Focusing on services rather than software
Unlike most AI startups that sell licenses, Build works on a retainer basis. This difference is central to how the company operates.
Infrastructure projects often rely on consultants for tasks such as site sourcing, technical checks, power assessments, risk planning, and environmental analysis. These jobs are usually handled by different firms over several weeks. With hyperscalers expected to invest almost $700 billion in data centres by 2026, speed is essential.
Build cuts out these consulting costs. Clients pay a monthly retainer and get integrated assessments from over 1,600 data sources, checked in parallel and reviewed by a human before delivery.
“The industry spends money on consultants and outsourced labour. We replace that spending. We achieve software margins by automating much of our work, but our focus is on services spend, not software spend,” Stirrat-Ellis says.
The company says this approach cuts due diligence timelines by more than 95%. Tasks that once took weeks now take only hours. This model is catching on in real estate and property tech, where AI is starting to automate jobs that people used to handle.
Growing from two founders to serving major clients in under two years
Since its inception, the company has grown to 10 employees across four continents and plans to hire five more. It has completed over 100 projects in 15 countries for clients such as Tishman Speyer, supporting firms with a total of $2 trillion in assets. Build also recently signed its first hyperscaler client, which Stirrat-Ellis calls “the top customer you can get” in data centre work.
This growth shows a gap in the market. By the end of 2025, global data centre capacity under construction will hit 23 gigawatts. Demand driven by AI is outpacing what traditional development can keep up with. While big consultancies like CBRE, Arup, and JLL are investing in AI tools, Build stands out by replacing consultants instead of just making them more efficient.
“In terms of direct technology competitors, we were first to market.
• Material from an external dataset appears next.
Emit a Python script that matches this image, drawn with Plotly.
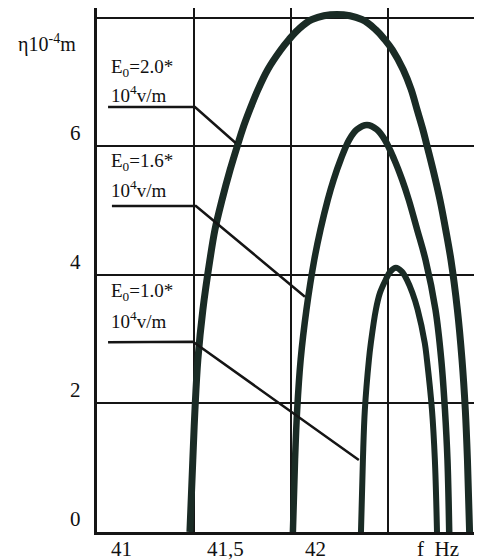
import plotly.graph_objects as go

# ---- data (f in Hz, eta in 1e-4 m) ----
f_e20 = [41.479, 41.494, 41.505, 41.520, 41.546, 41.582, 41.608, 41.645, 41.686, 41.728, 41.750, 41.788,
         41.830, 41.880, 41.948, 41.990, 42.036, 42.108, 42.237, 42.366, 42.438, 42.483, 42.523, 42.579,
         42.620, 42.650, 42.680, 42.698, 42.733, 42.768, 42.798, 42.825, 42.858, 42.882, 42.899, 42.910,
         42.921]
eta_e20 = [0.0, 1.12, 1.90, 2.68, 3.46, 4.23, 4.70, 5.17, 5.63, 6.05, 6.26, 6.57,
           6.88, 7.19, 7.50, 7.66, 7.81, 7.97, 8.05, 7.97, 7.81, 7.66, 7.50, 7.19,
           6.88, 6.57, 6.26, 6.05, 5.63, 5.17, 4.70, 4.23, 3.46, 2.68, 1.90, 1.12,
           0.0]

f_e16 = [42.010, 42.021, 42.032, 42.050, 42.080, 42.120, 42.152, 42.190, 42.220, 42.256, 42.300, 42.340,
         42.392, 42.443, 42.484, 42.533, 42.573, 42.607, 42.651, 42.694, 42.745, 42.775, 42.794, 42.807,
         42.816]
eta_e16 = [0.0, 1.12, 1.90, 2.68, 3.46, 4.23, 4.70, 5.17, 5.48, 5.79, 6.10, 6.26,
           6.33, 6.26, 6.10, 5.79, 5.48, 5.17, 4.70, 4.23, 3.46, 2.68, 1.90, 1.12,
           0.0]

f_e10 = [42.361, 42.371, 42.381, 42.402, 42.412, 42.438, 42.459, 42.488, 42.512, 42.541, 42.572, 42.598,
         42.626, 42.653, 42.690, 42.701, 42.727, 42.742, 42.753]
eta_e10 = [0.0, 1.12, 1.90, 2.68, 2.94, 3.46, 3.72, 3.92, 4.05, 4.11, 4.05, 3.92,
           3.72, 3.46, 2.94, 2.68, 1.90, 1.12, 0.0]

x_grid = [41.5, 42.0, 42.5]
y_grid = [2, 4, 6, 8]
x_tick_vals = [41.0, 41.5, 42.0]
x_tick_text = ["41", "41,5", "42"]
y_tick_vals = [0, 2, 4, 6]
y_tick_text = ["0", "2", "4", "6"]

labels_line1 = ["E<sub>0</sub>=2.0*", "E<sub>0</sub>=1.6*", "E<sub>0</sub>=1.0*"]
labels_line2 = ["10<sup>4</sup>v/m"] * 3
# leader lines: start of horizontal, knee, end on curve (x) and levels (y)
leader_x = [(41.057, 41.505, 41.715), (41.077, 41.510, 42.072), (41.057, 41.495, 42.350)]
leader_y = [(6.61, 6.61, 6.05), (5.07, 5.07, 3.66), (2.95, 2.96, 1.12)]
label_y1 = [7.22, 5.76, 3.74]
label_y2 = [6.82, 5.33, 3.30]

INK = "#1a2b25"
LINE = "#151515"
SERIF = "Liberation Serif"

fig = go.Figure()
for fx, fy, w in [(f_e20, eta_e20, 7), (f_e16, eta_e16, 6.5), (f_e10, eta_e10, 6)]:
    fig.add_trace(go.Scatter(x=fx, y=fy, mode="lines",
                             line=dict(color=INK, width=w, shape="spline", smoothing=1.0),
                             showlegend=False, hoverinfo="skip"))

for (x0, x1, x2), (y0, y1, y2) in zip(leader_x, leader_y):
    fig.add_shape(type="path", xref="x", yref="y",
                  path=f"M {x0},{y0} L {x1},{y1} L {x2},{y2}",
                  line=dict(color=LINE, width=2.5))

for t1, t2, y1, y2 in zip(labels_line1, labels_line2, label_y1, label_y2):
    fig.add_annotation(x=41.06, y=y1, xref="x", yref="y", text=t1, showarrow=False,
                       xanchor="left", yanchor="middle", font=dict(family=SERIF, size=19, color="#111"))
    fig.add_annotation(x=41.06, y=y2, xref="x", yref="y", text=t2, showarrow=False,
                       xanchor="left", yanchor="middle", font=dict(family=SERIF, size=19, color="#111"))

x_label_shift = [24, 32, 25]
for v, t, s in zip(x_tick_vals, x_tick_text, x_label_shift):
    fig.add_annotation(x=v, y=0, xref="x", yref="y", text=t, showarrow=False,
                       xanchor="center", yanchor="middle", xshift=s, yshift=-17,
                       font=dict(family=SERIF, size=21, color="#111"))
fig.add_annotation(x=42.5, y=0, xref="x", yref="y", text="f  Hz", showarrow=False,
                   xanchor="center", yanchor="middle", xshift=50, yshift=-17,
                   font=dict(family=SERIF, size=21, color="#111"))

for v, t in zip(y_tick_vals, y_tick_text):
    fig.add_annotation(x=41.0, y=v, xref="x", yref="y", text=t, showarrow=False,
                       xanchor="center", yanchor="middle", xshift=-22, yshift=13,
                       font=dict(family=SERIF, size=21, color="#111"))

fig.add_annotation(x=41.0, y=7.6, xref="x", yref="y", text="η10<sup>-4</sup>m", showarrow=False,
                   xanchor="center", yanchor="middle", xshift=-50,
                   font=dict(family=SERIF, size=20, color="#111"))

fig.update_xaxes(range=[41.0, 42.985], tickvals=x_grid, showticklabels=False, ticks="",
                 showgrid=True, gridcolor=LINE, gridwidth=2, zeroline=False,
                 showline=True, linecolor=LINE, linewidth=3)
fig.update_yaxes(range=[0, 8.15], tickvals=y_grid, showticklabels=False, ticks="",
                 showgrid=True, gridcolor=LINE, gridwidth=2, zeroline=False,
                 showline=True, linecolor=LINE, linewidth=3)

# page body has an 8px margin, so the figure is drawn from (8, 8)
fig.update_layout(width=474, height=552, margin=dict(l=89, r=0, t=0, b=28),
                  paper_bgcolor="white", plot_bgcolor="white", showlegend=False)

fig.write_html("out.html")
We compete with the legacy industry, the consultants that existed before,” Stirrat-Ellis says.
This approach caught the attention of Index Ventures, known for backing Revolut, Deliveroo, and Adyen, with partner Martin Mignot leading many investments. “The round came to us. We got a term sheet within a day,” Stirrat-Ellis tells TFN.
“James and Ben have combined deep technical capability with real operational understanding of how critical infrastructure gets built. The infrastructure challenge is global, and what the team has achieved before launch is extraordinary,” adds Mignot.
Moving toward agentic real estate
The fresh funds will go toward two main goals: hiring engineers to improve the technology and bringing in experts from firms like Blackstone, Starwood Capital, and JP Morgan to help connect AI results with client needs.
Build aims to automate the whole development process over the long term, from site selection and permits to engineering, pre-construction, and asset management. They call this approach agentic real estate. Revenue is growing, and the next step is to quickly grow the customer base.
“The industries shaping the physical world have spent decades trapped in process instead of creativity. By removing that operational burden, we can help teams move faster, make better decisions, and deliver better infrastructure. That’s the long-term opportunity, and we’re only at the beginning of it,” Stirrat-Ellis concludes.
The main question is whether Build can keep its lead over time. Its current strengths are speed, focus, and a business model that others have not copied yet. As big consultancies invest more in AI, the future of both the company and the industry will depend on keeping this advantage.